22 May 2024

 

Today for the first time in weeks, Jonathan and I are having a quiet day at home, just the two of us. The sky looks stormy in between moments of chiaroscuro sunlight, but the rain is holding off.

I am spending the day researching international movers. The political news from the US is so frightening and the Magats seem so violent and deranged and bent on the destruction of everything that we fear complete chaos there by the time the fall election arrives. So we are going this summer to begin the process of shipping to Italy the things that we left in storage so long ago in Colorado Springs.

But, of course, we are leaving behind Aiden and Tris, who are all I really worry about in the US. But they don't want to come here with us -- at least not now. So I comfort myself by believing that I am building a safe haven for them here, if they ever need it.


In the meantime, we have been hosting guests -- five groups so far in the past seven weeks, staying anywhere from two days to two weeks. And we ourselves went last weekend to visit a friend near Milan. We went to Lake Como, where I had never been before, and even more excitingly, to a lovely pastry shop in Monza where we walked in and ordered "one of everything." Then we ate them all over the course of the next two days. That is the sort of thing I wouldn't have dreamed of doing when I was younger and more sensible. 

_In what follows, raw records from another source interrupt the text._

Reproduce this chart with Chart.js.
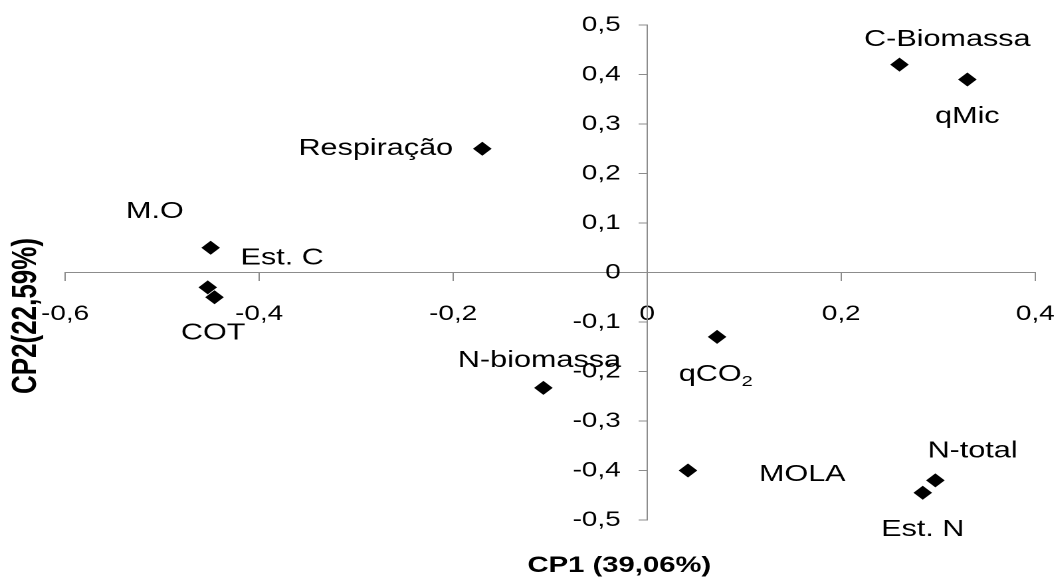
<!DOCTYPE html>
<html>
<head>
<meta charset="utf-8">
<script src="https://cdn.jsdelivr.net/npm/chart.js@4/dist/chart.umd.min.js"></script>
<style>
  html, body { margin: 0; padding: 0; background: #fff; overflow: hidden; }
  /* the original picture is stretched sideways, so is this one */
  #wrap { width: 796px; height: 578px; transform: scaleX(1.329); transform-origin: 0 0; }
</style>
</head>
<body>
<div id="wrap"><canvas id="pca"></canvas></div>
<script>
const names = ["C-Biomassa", "qMic", "Respiração", "M.O", "Est. C", "COT",
               "N-biomassa", "qCO2", "MOLA", "N-total", "Est. N"];
const cp1 = [0.26, 0.33, -0.17, -0.45, -0.453, -0.446, -0.107, 0.072, 0.042, 0.297, 0.284];
const cp2 = [0.42, 0.39, 0.25, 0.05, -0.03, -0.05, -0.233, -0.13, -0.40, -0.42, -0.445];

const xTickValues = [-0.6, -0.4, -0.2, 0, 0.2, 0.4];
const xTickLabels = ["-0,6", "-0,4", "-0,2", "0", "0,2", "0,4"];
const yTickValues = [-0.5, -0.4, -0.3, -0.2, -0.1, 0, 0.1, 0.2, 0.3, 0.4, 0.5];
const yTickLabels = ["-0,5", "-0,4", "-0,3", "-0,2", "-0,1", "0", "0,1", "0,2", "0,3", "0,4", "0,5"];

const FONT = "'Liberation Sans', Arial, sans-serif";
const AXIS_GREY = "#8c8c8c";
const LABEL_SIZE = 23;

// where each label sits relative to its marker (logical px)
const labelPlacement = {
    "C-Biomassa": [36, -25, "center"],
    "qMic": [0, 37, "center"],
    "Respiração": [-22, 0, "right"],
    "M.O": [-42, -36, "center"],
    "Est. C": [56, -29, "center"],
    "COT": [-1, 36, "center"],
    "N-biomassa": [-3, -27, "center"],
    "qCO2": [-1, 38, "center"],
    "MOLA": [86, 4, "center"],
    "N-total": [28, -29, "center"],
    "Est. N": [0, 37, "center"],
};

// a y axis placed at x = 0 ignores ticks.padding, so push its labels left by hand
const yLabelGap = 20;

const labelsPlugin = {
    id: "pcaLabels",
    beforeDraw(chart) {
        const y = chart.scales.y;
        y.getLabelItems(chart.chartArea).forEach((item) => {
            if (!item._moved) {
                item.options.translation[0] -= yLabelGap;
                item._moved = true;
            }
        });
    },
    afterDatasetsDraw(chart) {
        const ctx = chart.ctx;
        const meta = chart.getDatasetMeta(0);
        ctx.save();
        ctx.fillStyle = "#000";
        ctx.textBaseline = "middle";
        meta.data.forEach((pt, i) => {
            const name = names[i];
            const [dx, dy, align] = labelPlacement[name];
            const x = pt.x + dx;
            const y = pt.y + dy;
            if (name === "qCO2") {
                ctx.font = LABEL_SIZE + "px " + FONT;
                const w1 = ctx.measureText("qCO").width;
                ctx.font = "15px " + FONT;
                const w2 = ctx.measureText("2").width;
                const start = x - (w1 + w2) / 2;
                ctx.textAlign = "left";
                ctx.font = LABEL_SIZE + "px " + FONT;
                ctx.fillText("qCO", start, y);
                ctx.font = "15px " + FONT;
                ctx.fillText("2", start + w1, y + 7);
                return;
            }
            ctx.font = LABEL_SIZE + "px " + FONT;
            ctx.textAlign = align;
            ctx.fillText(name, x, y);
        });

        // axis titles
        ctx.font = "bold 22px " + FONT;
        ctx.textAlign = "center";
        ctx.fillText("CP1 (39,06%)", 466, 566);
        ctx.translate(20, 316);
        ctx.rotate(-Math.PI / 2);
        ctx.font = "bold 26px " + FONT;
        ctx.fillText("CP2(22,59%)", 0, 0);
        ctx.restore();
    },
};

function flatten(scale) {
    scale.paddingLeft = scale.paddingRight = scale.paddingTop = scale.paddingBottom = 0;
}

new Chart(document.getElementById("pca"), {
    type: "scatter",
    data: {
        datasets: [{
            data: cp1.map((v, i) => ({ x: v, y: cp2[i] })),
            pointStyle: "rectRot",
            pointRadius: 7,
            pointHoverRadius: 7,
            backgroundColor: "#000",
            borderColor: "#000",
            borderWidth: 0,
        }],
    },
    options: {
        responsive: true,
        maintainAspectRatio: false,
        animation: false,
        devicePixelRatio: 2,
        layout: { padding: { left: 49, right: 17, top: 25, bottom: 58 } },
        plugins: {
            legend: { display: false },
            tooltip: { enabled: false },
        },
        scales: {
            x: {
                type: "linear",
                position: { y: 0 },
                min: -0.6,
                max: 0.4,
                afterBuildTicks: (s) => { s.ticks = xTickValues.map((v) => ({ value: v })); },
                afterFit: (s) => { s.height = 0; flatten(s); },
                border: { color: AXIS_GREY, width: 1 },
                grid: { drawOnChartArea: false, drawTicks: true, tickLength: 8, tickColor: AXIS_GREY },
                ticks: {
                    color: "#000",
                    padding: 21,
                    maxRotation: 0,
                    autoSkip: false,
                    font: { family: FONT, size: 21 },
                    callback: (v, i) => xTickLabels[i],
                },
            },
            y: {
                type: "linear",
                position: { x: 0 },
                min: -0.5,
                max: 0.5,
                afterBuildTicks: (s) => { s.ticks = yTickValues.map((v) => ({ value: v })); },
                afterFit: (s) => { s.width = 0; flatten(s); },
                border: { color: AXIS_GREY, width: 1 },
                grid: { drawOnChartArea: false, drawTicks: true, tickLength: 6, tickColor: AXIS_GREY },
                ticks: {
                    color: "#000",
                    autoSkip: false,
                    font: { family: FONT, size: 21 },
                    callback: (v, i) => yTickLabels[i],
                },
            },
        },
    },
    plugins: [labelsPlugin],
});
</script>
</body>
</html>
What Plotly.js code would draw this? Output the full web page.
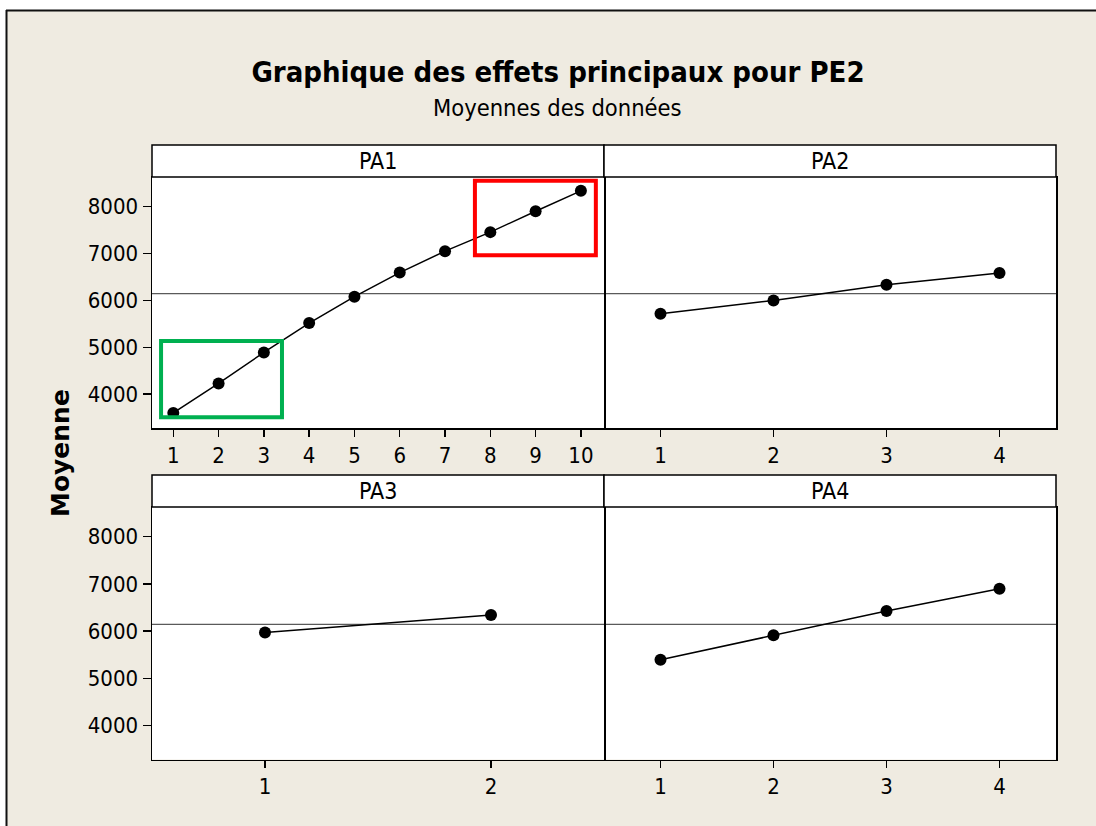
<!DOCTYPE html>
<html>
<head>
<meta charset="utf-8">
<script src="https://cdn.plot.ly/plotly-3.0.1.min.js"></script>
<style>html,body{margin:0;padding:0;background:#fff;}#chart{width:1096px;height:826px;}</style>
</head>
<body>
<div id="chart"></div>
<script>
// ---- data ----
const panelNames = ["PA1", "PA2", "PA3", "PA4"];
const pa1Levels = [1, 2, 3, 4, 5, 6, 7, 8, 9, 10];
const pa1Means  = [3600, 4229, 4891, 5517, 6079, 6592, 7049, 7455, 7901, 8335];
const pa2Levels = [1, 2, 3, 4];
const pa2Means  = [5716, 6000, 6335, 6585];
const pa3Levels = [1, 2];
const pa3Means  = [5972, 6342];
const pa4Levels = [1, 2, 3, 4];
const pa4Means  = [5395, 5915, 6427, 6900];
const grandMean = 6145;
const yTickVals = [4000, 5000, 6000, 7000, 8000];
// highlight boxes on PA1: [x0, x1, y0, y1] in data units
const greenBox = [0.73, 3.40, 3509, 5132];
const redBox   = [7.66, 10.33, 6964, 8549];

const W = 1096, H = 826;
const px = v => v / W;
const py = v => 1 - v / H;

const condensed = "DejaVu Sans Condensed, DejaVu Sans, sans-serif";
const tickFont = {family: condensed, size: 22, color: "#000"};
const yRange = [3280, 8630];

const series = [
  [pa1Levels, pa1Means, "x", "y"],
  [pa2Levels, pa2Means, "x2", "y2"],
  [pa3Levels, pa3Means, "x3", "y3"],
  [pa4Levels, pa4Means, "x4", "y4"]
];
const traces = series.map(s => ({
  type: "scatter", mode: "lines+markers",
  x: s[0], y: s[1], xaxis: s[2], yaxis: s[3],
  line: {color: "#000", width: 1.5},
  marker: {color: "#000", size: 12, symbol: "circle"},
  hoverinfo: "x+y", showlegend: false
}));

const colL = [px(152), px(604)];
const colR = [px(604), px(1056)];
const rowT = [py(428), py(177)];
const rowB = [py(759.5), py(507)];

function xAx(domain, anchor, levels, range) {
  return {
    domain: domain, anchor: anchor, range: range,
    tickmode: "array", tickvals: levels, ticktext: levels.map(String),
    ticks: "outside", ticklen: 7, tickwidth: 1.5, tickcolor: "#000",
    showline: true, mirror: true, linecolor: "#000", linewidth: 1.5,
    showgrid: false, zeroline: false, tickfont: tickFont, fixedrange: true
  };
}
function yAx(domain, anchor, isLeft) {
  return {
    domain: domain, anchor: anchor, range: yRange,
    side: isLeft ? "left" : "right",
    tickmode: "array", tickvals: yTickVals, ticktext: yTickVals.map(String),
    ticks: isLeft ? "outside" : "", ticklen: 8, tickwidth: 1.5, tickcolor: "#000",
    showticklabels: isLeft,
    showline: true, mirror: isLeft, linecolor: "#000", linewidth: 1.5,
    showgrid: false, zeroline: false, tickfont: tickFont, fixedrange: true
  };
}

const shapes = [
  // white margin strips outside the figure frame + frame lines
  {type: "rect", xref: "paper", yref: "paper", x0: 0, x1: 1, y0: py(10), y1: 1, fillcolor: "#fff", line: {width: 0}},
  {type: "rect", xref: "paper", yref: "paper", x0: 0, x1: px(6), y0: 0, y1: 1, fillcolor: "#fff", line: {width: 0}},
  {type: "line", xref: "paper", yref: "paper", x0: px(6), x1: 1, y0: py(10.5), y1: py(10.5), line: {color: "#111", width: 2}},
  {type: "line", xref: "paper", yref: "paper", x0: px(6.5), x1: px(6.5), y0: 0, y1: py(10), line: {color: "#111", width: 2}},
  // strip headers
  {type: "rect", xref: "paper", yref: "paper", x0: colL[0], x1: colL[1], y0: py(177), y1: py(145), fillcolor: "#fff", line: {color: "#000", width: 1.5}},
  {type: "rect", xref: "paper", yref: "paper", x0: colR[0], x1: colR[1], y0: py(177), y1: py(145), fillcolor: "#fff", line: {color: "#000", width: 1.5}},
  {type: "rect", xref: "paper", yref: "paper", x0: colL[0], x1: colL[1], y0: py(507), y1: py(475), fillcolor: "#fff", line: {color: "#000", width: 1.5}},
  {type: "rect", xref: "paper", yref: "paper", x0: colR[0], x1: colR[1], y0: py(507), y1: py(475), fillcolor: "#fff", line: {color: "#000", width: 1.5}}
];
// grand-mean reference lines
[["x", "y"], ["x2", "y2"], ["x3", "y3"], ["x4", "y4"]].forEach(a => {
  shapes.push({type: "line", xref: a[0] + " domain", yref: a[1], x0: 0, x1: 1, y0: grandMean, y1: grandMean,
               line: {color: "#5a5a5a", width: 1.3}, layer: "below"});
});
// highlight boxes
shapes.push({type: "rect", xref: "x", yref: "y", x0: greenBox[0], x1: greenBox[1], y0: greenBox[2], y1: greenBox[3],
             line: {color: "#00B050", width: 4}, fillcolor: "rgba(0,0,0,0)"});
shapes.push({type: "rect", xref: "x", yref: "y", x0: redBox[0], x1: redBox[1], y0: redBox[2], y1: redBox[3],
             line: {color: "#FF0000", width: 4}, fillcolor: "rgba(0,0,0,0)"});

const stripFont = {family: condensed, size: 23, color: "#000"};
const annotations = [
  {text: panelNames[0], xref: "paper", yref: "paper", x: (colL[0] + colL[1]) / 2, y: py(161), xanchor: "center", yanchor: "middle", showarrow: false, font: stripFont},
  {text: panelNames[1], xref: "paper", yref: "paper", x: (colR[0] + colR[1]) / 2, y: py(161), xanchor: "center", yanchor: "middle", showarrow: false, font: stripFont},
  {text: panelNames[2], xref: "paper", yref: "paper", x: (colL[0] + colL[1]) / 2, y: py(491), xanchor: "center", yanchor: "middle", showarrow: false, font: stripFont},
  {text: panelNames[3], xref: "paper", yref: "paper", x: (colR[0] + colR[1]) / 2, y: py(491), xanchor: "center", yanchor: "middle", showarrow: false, font: stripFont},
  {text: "Moyennes des données", xref: "paper", yref: "paper", x: px(557), y: py(108), xanchor: "center", yanchor: "middle", showarrow: false,
   font: {family: condensed, size: 23.5, color: "#000"}},
  {text: "<b>Moyenne</b>", xref: "paper", yref: "paper", x: px(61), y: py(453), xanchor: "center", yanchor: "middle", showarrow: false, textangle: -90,
   font: {family: "DejaVu Sans, sans-serif", size: 25, color: "#000"}}
];

const layout = {
  width: W, height: H,
  margin: {l: 0, r: 0, t: 0, b: 0, pad: 0},
  paper_bgcolor: "#EFEBE1", plot_bgcolor: "#ffffff",
  showlegend: false,
  title: {text: "<b>Graphique des effets principaux pour PE2</b>", x: px(558), xanchor: "center", y: py(72), yanchor: "middle",
          xref: "paper", yref: "paper",
          font: {family: condensed, size: 29, color: "#000"}},
  xaxis:  xAx(colL, "y",  pa1Levels, [0.53, 10.51]),
  xaxis2: xAx(colR, "y2", pa2Levels, [0.5, 4.5]),
  xaxis3: xAx(colL, "y3", pa3Levels, [0.5, 2.5]),
  xaxis4: xAx(colR, "y4", pa4Levels, [0.5, 4.5]),
  yaxis:  yAx(rowT, "x",  true),
  yaxis2: yAx(rowT, "x2", false),
  yaxis3: yAx(rowB, "x3", true),
  yaxis4: yAx(rowB, "x4", false),
  shapes: shapes,
  annotations: annotations
};

Plotly.newPlot("chart", traces, layout, {displayModeBar: false, staticPlot: true});
</script>
</body>
</html>
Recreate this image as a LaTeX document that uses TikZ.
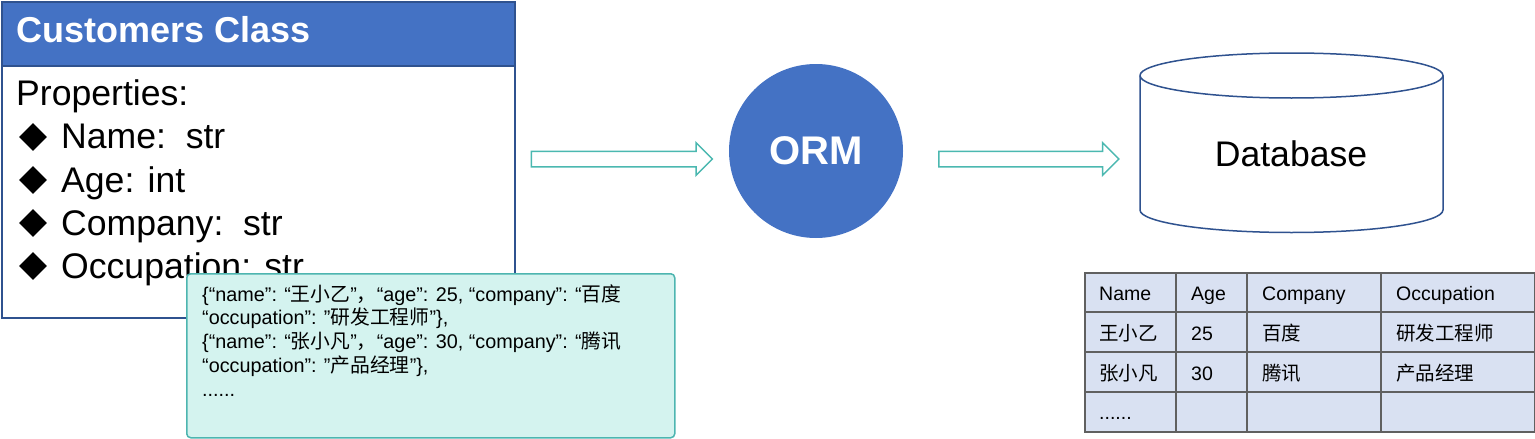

But I am older now and more rash and much more aware of the brevity of life and of the certainty that many, many chances will never come again.
We have started going to our beach club now, the Bagno Internazionale, even though the season doesn't really swing into gear until the beginning of June. There is just enough activity that some beach chairs are out, but not enough to scare away the sandpipers and the feeling of fathomless aquatic serenity.

I am in limbo, waiting to hear something good from some publisher about my book. I have been waiting for what seems like a very long time. Jonathan gave a talk in Italian at MUSA about Artificial Intelligence. The boys at the pub have moved outside to the terrace on sunny afternoons, but are still drinking red wine, not having made the jump to summer prosecco just yet. 
I have discovered absinthe-flavored candy for sale at the store where Jonathan buys his coffee beans and am now a lost soul. 

Flush with the sugar high from all the pastries, I made an obviously foolhardy decision to try to mail a present to a friend in the United States. The extraordinarily dour woman at the shipping counter -- ensconced behind about a mile of yellow crime scene tape covered with signs saying "Keep Out" -- demanded to know what we were shipping and then told us to fuck off. It's nice to know that in this world of dizzying changes and rapid-fire transitions, that some things never change. We can always count on no success of any kind regarding the mail.

Mimmo came across and dispatched (I assume -- and hope -- with great rapidity, although I was fortunately not there in person) two very large snakes living in the grass near our front gate. The wisteria is over for the season, but the poppies glow like pocket sunsets in the grass everywhere.